● What you will do:
Filter the records below for the word "this". Copy each line that holds it.
Begin Given data
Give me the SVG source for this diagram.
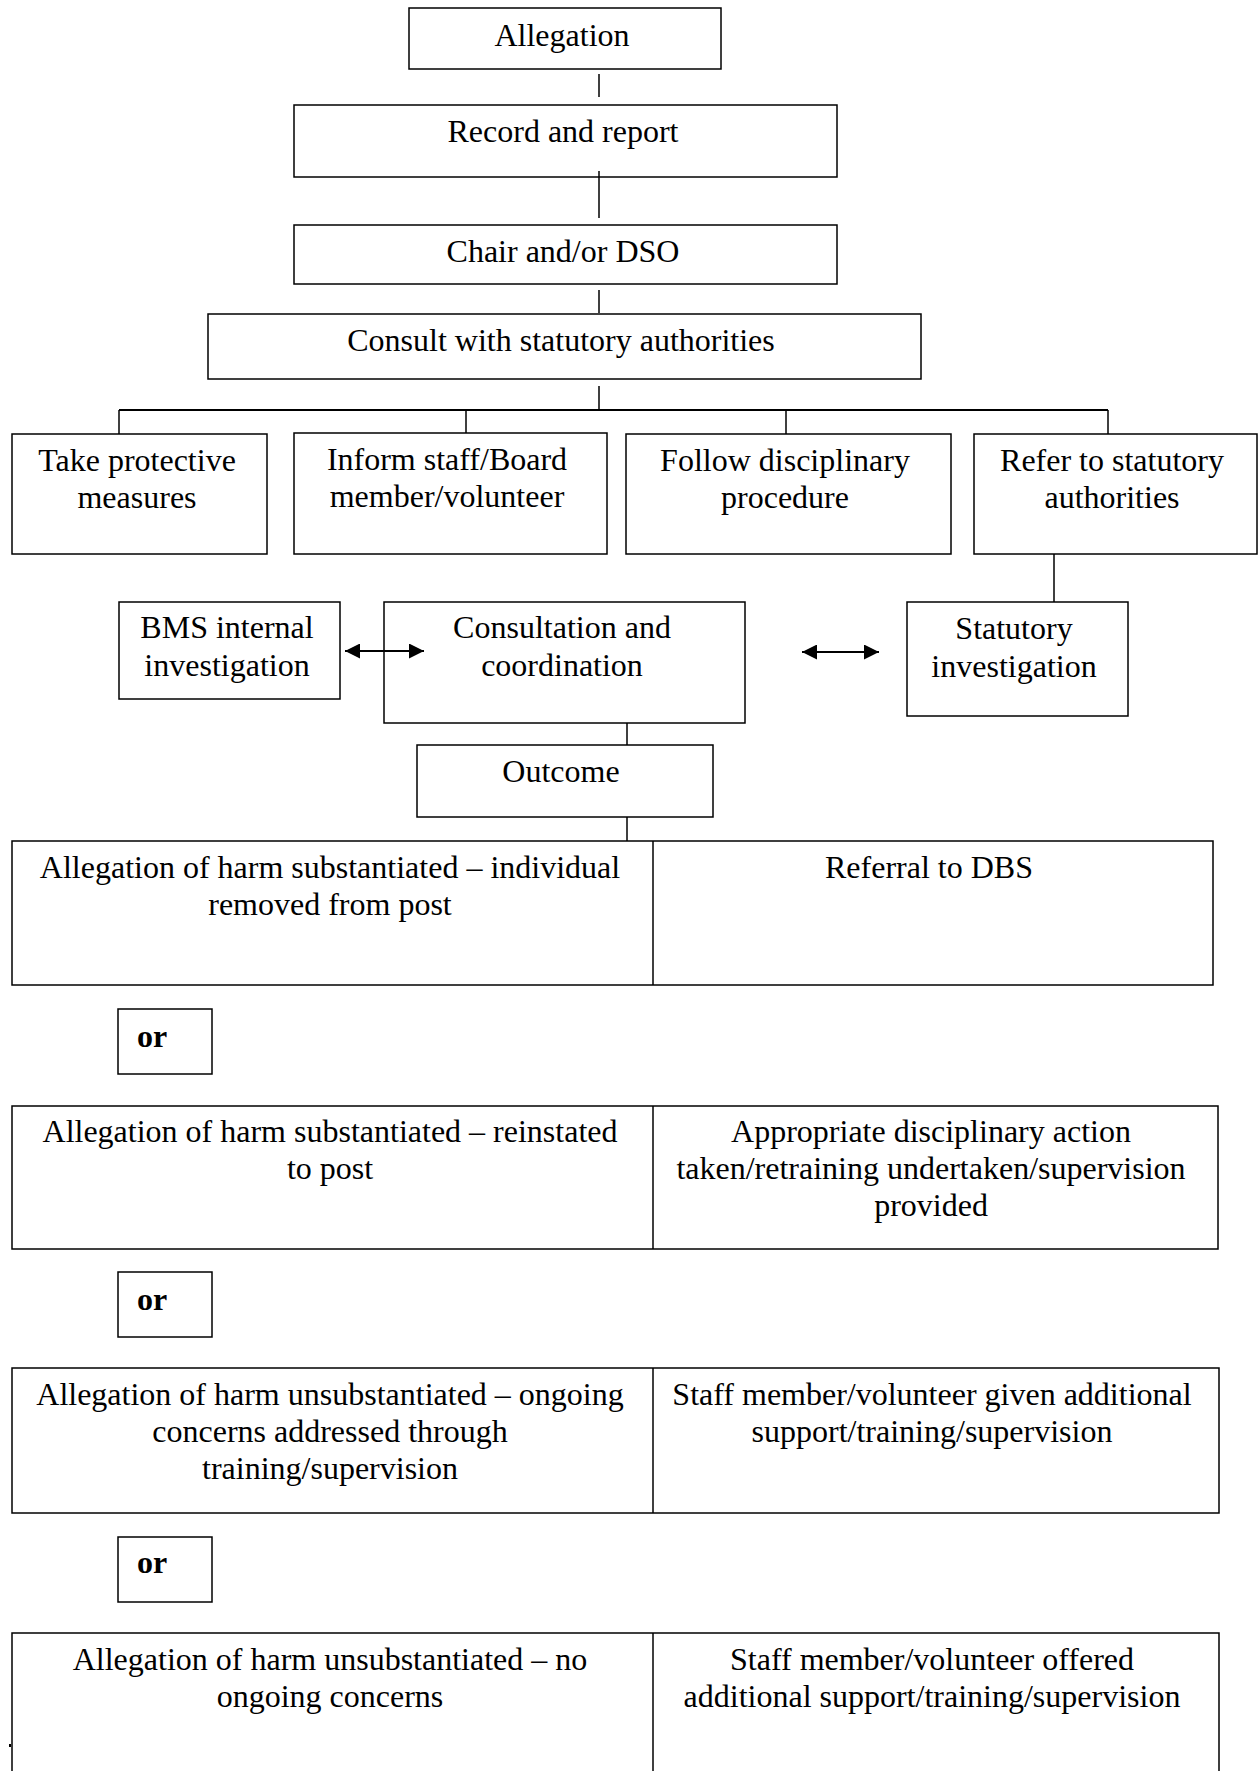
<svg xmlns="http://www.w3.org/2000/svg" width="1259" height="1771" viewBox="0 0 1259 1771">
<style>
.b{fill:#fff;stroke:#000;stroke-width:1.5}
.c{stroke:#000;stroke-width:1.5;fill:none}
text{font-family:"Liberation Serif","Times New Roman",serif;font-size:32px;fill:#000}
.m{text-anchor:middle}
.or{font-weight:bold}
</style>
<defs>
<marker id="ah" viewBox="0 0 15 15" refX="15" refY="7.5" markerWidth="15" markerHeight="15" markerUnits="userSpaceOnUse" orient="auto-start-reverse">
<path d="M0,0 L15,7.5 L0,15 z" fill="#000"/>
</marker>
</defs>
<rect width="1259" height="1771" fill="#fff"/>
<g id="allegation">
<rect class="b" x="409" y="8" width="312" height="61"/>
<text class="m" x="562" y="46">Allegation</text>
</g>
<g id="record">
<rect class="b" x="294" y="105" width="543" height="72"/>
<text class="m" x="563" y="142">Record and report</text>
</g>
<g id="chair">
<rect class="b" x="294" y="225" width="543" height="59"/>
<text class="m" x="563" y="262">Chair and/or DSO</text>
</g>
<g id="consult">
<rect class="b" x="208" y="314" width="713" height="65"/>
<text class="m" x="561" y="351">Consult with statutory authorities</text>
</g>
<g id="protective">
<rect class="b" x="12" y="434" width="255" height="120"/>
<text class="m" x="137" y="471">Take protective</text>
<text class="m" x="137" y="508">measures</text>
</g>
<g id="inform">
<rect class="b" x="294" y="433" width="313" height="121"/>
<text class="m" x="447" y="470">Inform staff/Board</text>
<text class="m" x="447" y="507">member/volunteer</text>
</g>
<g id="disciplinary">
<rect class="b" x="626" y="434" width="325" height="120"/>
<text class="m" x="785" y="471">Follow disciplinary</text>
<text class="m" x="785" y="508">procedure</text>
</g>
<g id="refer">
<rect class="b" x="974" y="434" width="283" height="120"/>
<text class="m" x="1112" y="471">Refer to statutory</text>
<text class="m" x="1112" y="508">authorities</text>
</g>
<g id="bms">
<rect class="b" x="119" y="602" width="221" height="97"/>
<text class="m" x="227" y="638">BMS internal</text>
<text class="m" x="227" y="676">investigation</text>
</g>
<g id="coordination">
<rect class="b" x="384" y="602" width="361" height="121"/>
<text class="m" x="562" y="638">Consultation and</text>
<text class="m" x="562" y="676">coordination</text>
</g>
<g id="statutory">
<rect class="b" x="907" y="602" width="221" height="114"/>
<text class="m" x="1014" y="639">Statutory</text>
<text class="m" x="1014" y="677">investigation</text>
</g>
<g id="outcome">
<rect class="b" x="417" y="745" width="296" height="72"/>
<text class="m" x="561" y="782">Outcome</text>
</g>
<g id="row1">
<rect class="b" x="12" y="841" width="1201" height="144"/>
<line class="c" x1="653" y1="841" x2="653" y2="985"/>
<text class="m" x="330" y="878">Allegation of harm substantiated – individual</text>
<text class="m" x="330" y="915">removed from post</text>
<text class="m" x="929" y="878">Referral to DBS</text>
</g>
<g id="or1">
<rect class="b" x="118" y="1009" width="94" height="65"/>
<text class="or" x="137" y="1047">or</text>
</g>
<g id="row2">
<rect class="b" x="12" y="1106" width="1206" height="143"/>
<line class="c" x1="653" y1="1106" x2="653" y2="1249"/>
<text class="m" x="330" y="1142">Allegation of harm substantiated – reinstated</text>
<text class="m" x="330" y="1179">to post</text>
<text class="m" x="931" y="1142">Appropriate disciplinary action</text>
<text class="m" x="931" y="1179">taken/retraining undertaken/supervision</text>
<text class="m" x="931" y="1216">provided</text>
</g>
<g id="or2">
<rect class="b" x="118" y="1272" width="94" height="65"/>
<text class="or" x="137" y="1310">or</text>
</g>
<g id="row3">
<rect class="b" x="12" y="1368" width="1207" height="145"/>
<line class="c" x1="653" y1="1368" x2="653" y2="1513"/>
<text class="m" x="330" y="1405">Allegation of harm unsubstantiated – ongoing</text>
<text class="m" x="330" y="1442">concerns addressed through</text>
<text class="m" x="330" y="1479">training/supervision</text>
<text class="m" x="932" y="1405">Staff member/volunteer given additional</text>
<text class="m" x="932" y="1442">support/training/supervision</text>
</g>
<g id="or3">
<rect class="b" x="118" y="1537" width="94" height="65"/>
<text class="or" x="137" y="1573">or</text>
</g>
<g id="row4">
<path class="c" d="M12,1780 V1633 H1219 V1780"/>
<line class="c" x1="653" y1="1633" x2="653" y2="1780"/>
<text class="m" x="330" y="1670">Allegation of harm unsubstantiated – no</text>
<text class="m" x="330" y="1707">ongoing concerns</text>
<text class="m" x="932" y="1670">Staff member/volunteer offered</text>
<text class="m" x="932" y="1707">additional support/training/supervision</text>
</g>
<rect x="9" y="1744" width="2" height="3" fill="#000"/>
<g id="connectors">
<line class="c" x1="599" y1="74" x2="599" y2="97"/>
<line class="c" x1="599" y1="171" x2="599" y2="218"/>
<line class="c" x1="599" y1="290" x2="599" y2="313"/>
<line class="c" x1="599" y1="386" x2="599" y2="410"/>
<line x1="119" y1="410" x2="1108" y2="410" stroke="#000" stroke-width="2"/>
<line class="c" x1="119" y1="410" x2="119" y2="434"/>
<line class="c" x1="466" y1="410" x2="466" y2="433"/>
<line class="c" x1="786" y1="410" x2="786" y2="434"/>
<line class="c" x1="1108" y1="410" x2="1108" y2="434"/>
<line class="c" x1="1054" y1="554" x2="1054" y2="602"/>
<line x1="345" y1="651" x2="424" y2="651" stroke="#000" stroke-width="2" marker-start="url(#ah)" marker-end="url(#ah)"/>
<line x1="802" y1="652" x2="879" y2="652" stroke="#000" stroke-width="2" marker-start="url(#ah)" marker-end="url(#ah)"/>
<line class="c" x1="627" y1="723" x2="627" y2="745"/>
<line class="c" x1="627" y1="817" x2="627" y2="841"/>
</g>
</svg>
End Given data
Begin Given data
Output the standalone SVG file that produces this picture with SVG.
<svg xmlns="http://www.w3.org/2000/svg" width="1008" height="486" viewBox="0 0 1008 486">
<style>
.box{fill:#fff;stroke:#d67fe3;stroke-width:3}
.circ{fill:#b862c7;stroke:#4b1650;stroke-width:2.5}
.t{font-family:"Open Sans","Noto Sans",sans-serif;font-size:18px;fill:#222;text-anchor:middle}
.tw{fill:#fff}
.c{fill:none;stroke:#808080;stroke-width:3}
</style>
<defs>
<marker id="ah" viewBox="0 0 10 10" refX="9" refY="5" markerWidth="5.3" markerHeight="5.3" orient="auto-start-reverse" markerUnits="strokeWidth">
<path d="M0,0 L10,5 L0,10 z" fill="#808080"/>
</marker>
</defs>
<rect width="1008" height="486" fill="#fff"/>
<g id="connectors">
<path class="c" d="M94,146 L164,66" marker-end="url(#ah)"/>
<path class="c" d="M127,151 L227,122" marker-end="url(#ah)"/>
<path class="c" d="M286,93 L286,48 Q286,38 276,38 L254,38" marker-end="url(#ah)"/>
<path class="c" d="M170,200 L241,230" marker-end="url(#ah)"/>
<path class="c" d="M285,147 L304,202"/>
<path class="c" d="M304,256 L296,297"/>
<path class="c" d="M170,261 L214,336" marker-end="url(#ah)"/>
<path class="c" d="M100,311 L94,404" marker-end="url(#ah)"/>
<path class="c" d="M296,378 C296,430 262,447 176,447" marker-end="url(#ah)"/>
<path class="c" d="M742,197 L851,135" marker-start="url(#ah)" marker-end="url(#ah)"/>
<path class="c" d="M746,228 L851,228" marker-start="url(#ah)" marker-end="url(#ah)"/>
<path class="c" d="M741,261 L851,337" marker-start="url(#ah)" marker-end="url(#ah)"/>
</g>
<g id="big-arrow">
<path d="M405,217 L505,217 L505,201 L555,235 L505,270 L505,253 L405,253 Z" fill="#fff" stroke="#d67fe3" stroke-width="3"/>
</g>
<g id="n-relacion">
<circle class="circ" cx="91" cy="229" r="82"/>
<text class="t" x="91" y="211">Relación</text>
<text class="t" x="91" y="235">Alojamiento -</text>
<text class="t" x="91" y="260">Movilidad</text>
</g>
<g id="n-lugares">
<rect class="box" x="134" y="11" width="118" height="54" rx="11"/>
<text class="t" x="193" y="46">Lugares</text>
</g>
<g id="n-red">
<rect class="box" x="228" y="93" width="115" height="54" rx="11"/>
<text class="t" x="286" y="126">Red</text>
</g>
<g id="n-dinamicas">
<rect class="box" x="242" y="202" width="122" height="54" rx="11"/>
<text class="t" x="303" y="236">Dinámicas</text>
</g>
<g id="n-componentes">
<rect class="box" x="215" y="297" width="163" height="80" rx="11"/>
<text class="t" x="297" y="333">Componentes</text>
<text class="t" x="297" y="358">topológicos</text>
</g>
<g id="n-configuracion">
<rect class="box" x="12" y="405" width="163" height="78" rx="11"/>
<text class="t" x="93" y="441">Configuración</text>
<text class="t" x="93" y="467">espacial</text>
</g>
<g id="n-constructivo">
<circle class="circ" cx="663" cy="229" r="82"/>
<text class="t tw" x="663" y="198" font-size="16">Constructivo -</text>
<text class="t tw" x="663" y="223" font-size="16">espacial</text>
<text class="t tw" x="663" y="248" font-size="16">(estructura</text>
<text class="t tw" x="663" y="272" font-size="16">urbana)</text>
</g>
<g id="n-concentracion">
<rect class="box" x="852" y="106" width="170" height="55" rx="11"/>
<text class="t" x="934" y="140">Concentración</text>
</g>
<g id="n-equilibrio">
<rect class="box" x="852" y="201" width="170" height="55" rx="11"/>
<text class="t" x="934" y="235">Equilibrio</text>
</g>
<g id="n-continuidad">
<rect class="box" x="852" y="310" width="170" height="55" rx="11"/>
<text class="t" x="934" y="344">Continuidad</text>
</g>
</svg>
End Given data
● Solution:
Give me the SVG source for this diagram.
Output the standalone SVG file that produces this picture with SVG.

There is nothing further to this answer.